27th President of U.S.A William H Taft Autograph – Signed Letter

450.00

Description

Twenty-seventh President of the United States, signed letter by William H Taft.

Great labor-related content T.L.S. as the Chairman of the National War Labor Board, 1p. large 8vo., Pointe-a-Pic, Canada, Aug. 22, 1918, to his alternate co-chair FREDERICK JUDSON (1845 – 1919).

Taft agrees, somewhat non-committally, to a proposal put forward by his subordinate Judson, adding no emendations or suggestions.

It reads: ‘..Thank you for sending me the paper which you and Walsh have signed. It seems to me you have reached a very wise conclusion…I felicitate you on securing Walsh’s signature to your sound views…’ Fine condition.

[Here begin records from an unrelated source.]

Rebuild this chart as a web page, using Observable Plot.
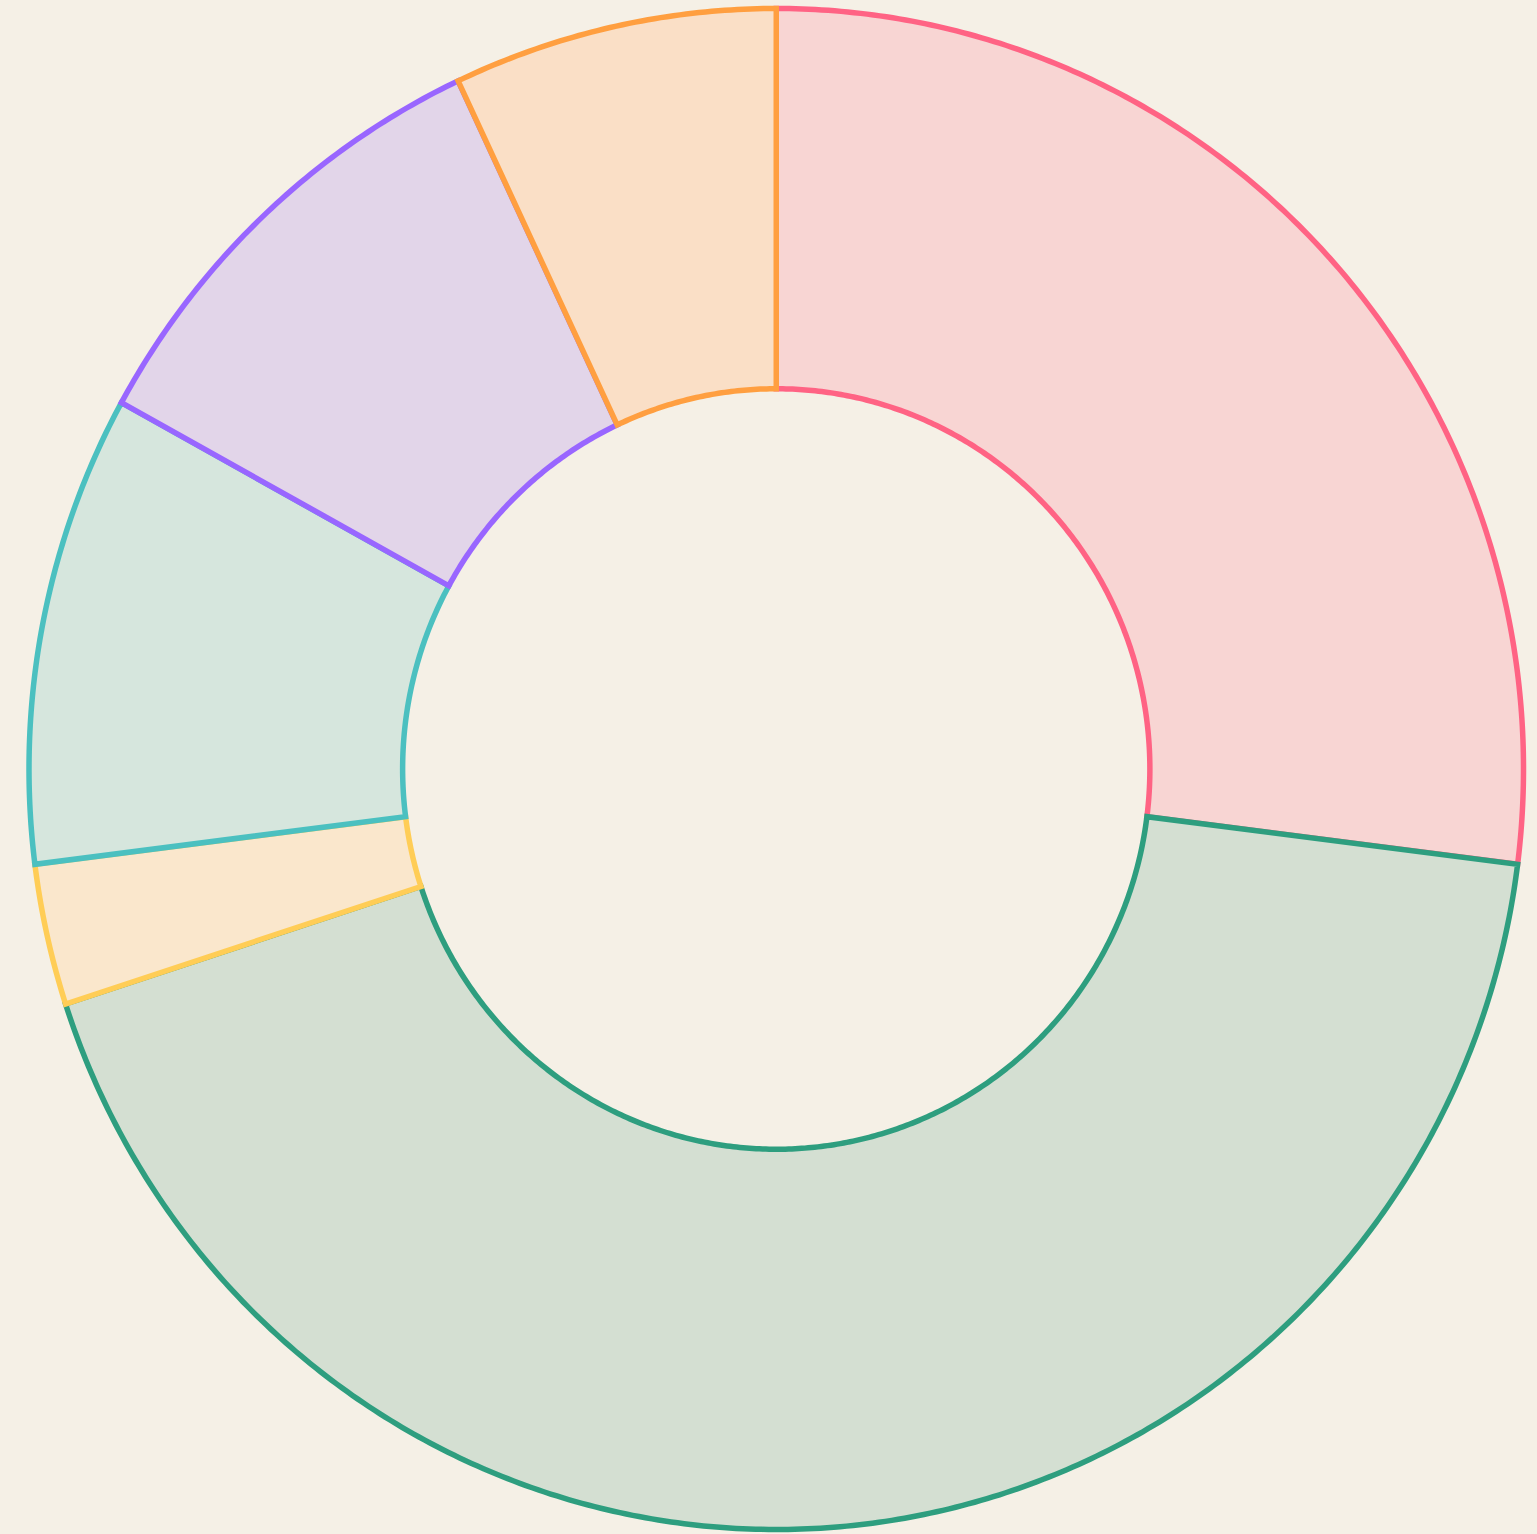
<!DOCTYPE html>
<html>
<head>
<meta charset="utf-8">
<script src="https://cdn.jsdelivr.net/npm/d3@7"></script>
<script src="https://cdn.jsdelivr.net/npm/@observablehq/plot@0.6"></script>
<style>
  html, body { margin: 0; padding: 0; background: #F5F0E6; }
  #chart svg { display: block; }
</style>
</head>
<body>
<div id="chart"></div>
<script>
// Slice data (clockwise from 12 o'clock)
const categories = ["A", "B", "C", "D", "E", "F"];
const values = [27, 43, 3, 10, 10, 7];
const strokeColors = ["#FF6384", "#2E9E7F", "#FFCD56", "#4BC0C0", "#9966FF", "#FF9F40"];
const fillColors = ["#F8D5D3", "#D4DFD2", "#FAE7CC", "#D6E6DD", "#E2D5E9", "#FADFC6"];

const innerRatio = 0.5;
const total = d3.sum(values);

// Build polygon outlines (sampled arcs) for each slice, in unit space
const rows = [];
let cum = 0;
categories.forEach((cat, i) => {
  const a0 = (cum / total) * 2 * Math.PI;
  cum += values[i];
  const a1 = (cum / total) * 2 * Math.PI;
  const n = Math.max(2, Math.ceil((a1 - a0) / (Math.PI / 360)));
  for (let k = 0; k <= n; k++) {
    const a = a0 + (a1 - a0) * k / n;
    rows.push({cat, x: Math.sin(a), y: Math.cos(a)});
  }
  for (let k = n; k >= 0; k--) {
    const a = a0 + (a1 - a0) * k / n;
    rows.push({cat, x: innerRatio * Math.sin(a), y: innerRatio * Math.cos(a)});
  }
});

const chart = Plot.plot({
  width: 1537,
  height: 1534,
  margin: 0,
  style: {background: "#F5F0E6", overflow: "visible"},
  x: {domain: [-1, 1], range: [28.5, 1523], axis: null},
  y: {domain: [-1, 1], range: [1529, 8], axis: null},
  marks: categories.map((cat, i) =>
    Plot.line(rows.filter(d => d.cat === cat), {
      x: "x", y: "y",
      fill: fillColors[i],
      stroke: strokeColors[i], strokeWidth: 5.5,
      strokeLinejoin: "miter", strokeMiterlimit: 4,
      curve: "linear-closed"
    })
  )
});
document.getElementById("chart").appendChild(chart);
</script>
</body>
</html>
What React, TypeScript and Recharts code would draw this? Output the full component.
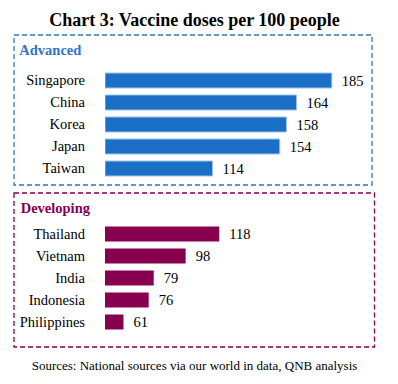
import { Bar, BarChart, LabelList, XAxis, YAxis } from "recharts";

const advancedCountries = ["Singapore", "China", "Korea", "Japan", "Taiwan"];
const advancedDoses = [185, 164, 158, 154, 114];

const developingCountries = ["Thailand", "Vietnam", "India", "Indonesia", "Philippines"];
const developingDoses = [118, 98, 79, 76, 61];

const axisDomain = [50, 200];

const SERIF = "'Liberation Serif', 'Times New Roman', serif";
const BLUE = "#1b6fc6";
const PURPLE = "#870050";

const labelStyle = { fontFamily: SERIF, fontSize: 14.5 };

function CountryTick(props: any) {
  const { x, y, payload } = props;
  return (
    <text x={x - 12} y={y} dy="0.35em" textAnchor="end" fill="#000" style={labelStyle}>
      {payload.value}
    </text>
  );
}

function ValueLabel(props: any) {
  const { x, y, width, height, value } = props;
  return (
    <text x={x + width + 10} y={y + height / 2} dy="0.35em" fill="#000" style={labelStyle}>
      {value}
    </text>
  );
}

function Panel({
  countries,
  doses,
  color,
  stroke,
  top,
  height,
  marginTop,
  marginBottom,
}: {
  countries: string[];
  doses: number[];
  color: string;
  stroke?: string;
  top: number;
  height: number;
  marginTop: number;
  marginBottom: number;
}) {
  const rows = countries.map((name, i) => ({ name, value: doses[i] }));
  return (
    <div style={{ position: "absolute", left: 0, top }}>
      <BarChart
        width={398}
        height={height}
        data={rows}
        layout="vertical"
        margin={{ top: marginTop, bottom: marginBottom, left: 0, right: 41 }}
        style={{ fontFamily: SERIF }}
      >
        <XAxis type="number" domain={axisDomain} hide allowDataOverflow />
        <YAxis
          type="category"
          dataKey="name"
          width={105}
          axisLine={false}
          tickLine={false}
          interval={0}
          tick={<CountryTick />}
        />
        <Bar
          dataKey="value"
          fill={color}
          stroke={stroke}
          strokeWidth={stroke ? 1 : 0}
          barSize={15}
          isAnimationActive={false}
        >
          <LabelList dataKey="value" content={<ValueLabel />} />
        </Bar>
      </BarChart>
    </div>
  );
}

export default function App() {
  return (
    <div
      style={{
        position: "absolute",
        left: 0,
        top: 0,
        width: 398,
        height: 384,
        background: "#fff",
        fontFamily: SERIF,
      }}
    >
      <Panel
        countries={advancedCountries}
        doses={advancedDoses}
        color={BLUE}
        stroke="#9fc0e6"
        top={0}
        height={190}
        marginTop={69}
        marginBottom={11}
      />
      <Panel
        countries={developingCountries}
        doses={developingDoses}
        color={PURPLE}
        top={190}
        height={160}
        marginTop={32.5}
        marginBottom={17.5}
      />
      <svg
        width={398}
        height={384}
        style={{ position: "absolute", left: 0, top: 0, pointerEvents: "none" }}
      >
        <text
          x={194.5}
          y={25.5}
          textAnchor="middle"
          fontFamily={SERIF}
          fontWeight="bold"
          fontSize={18}
          fill="#000"
        >
          Chart 3: Vaccine doses per 100 people
        </text>
        <rect
          x={14}
          y={35}
          width={358}
          height={150}
          fill="none"
          stroke="#2e75c6"
          strokeWidth={1.3}
          strokeDasharray="5 3"
        />
        <text x={19.3} y={55} fontFamily={SERIF} fontWeight="bold" fontSize={14.5} fill="#2e75c6">
          Advanced
        </text>
        <rect
          x={14}
          y={193}
          width={360.5}
          height={154}
          fill="none"
          stroke="#870050"
          strokeWidth={1.3}
          strokeDasharray="5 3"
        />
        <text x={20.7} y={212.5} fontFamily={SERIF} fontWeight="bold" fontSize={14.5} fill="#870050">
          Developing
        </text>
        <text x={194.5} y={370} textAnchor="middle" fontFamily={SERIF} fontSize={13} fill="#000">
          Sources: National sources via our world in data, QNB analysis
        </text>
      </svg>
    </div>
  );
}
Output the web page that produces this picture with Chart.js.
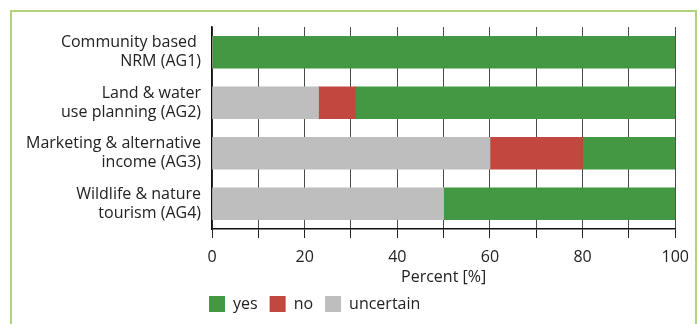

The National War Labor Board was a federal agency established during World War I to mediate conflicts between capital and labor, joining these two forces for the first time in an official capacity. President Wilson ordered each group to assign a ‘co-chair’ to lead the organization; the labor chose Frank P. Walsh (also mentioned above), the nation’s most prominent labor attorney, while the business end chose former President Taft, who named Judson – who had previously provided counsel to the Roosevelt and Taft administrations on labor-related matters – his alternate. Yet, within a matter of months of the board’s creation, Taft ‘virtually withdrew’ from his duties and left Judson as unofficial co-chair for the majority of its existence.  Though in existence for less than two years, the NWLB’s influential decisions validated unions as a political force and legitimized worker demands like never before, setting a new tone for labor-capital relations for decades. Yet Judson, a decade older than Taft and then over seventy years old, had little time to enjoy life and died just months after the group was disbanded. A great content letter with a fascinating backstory.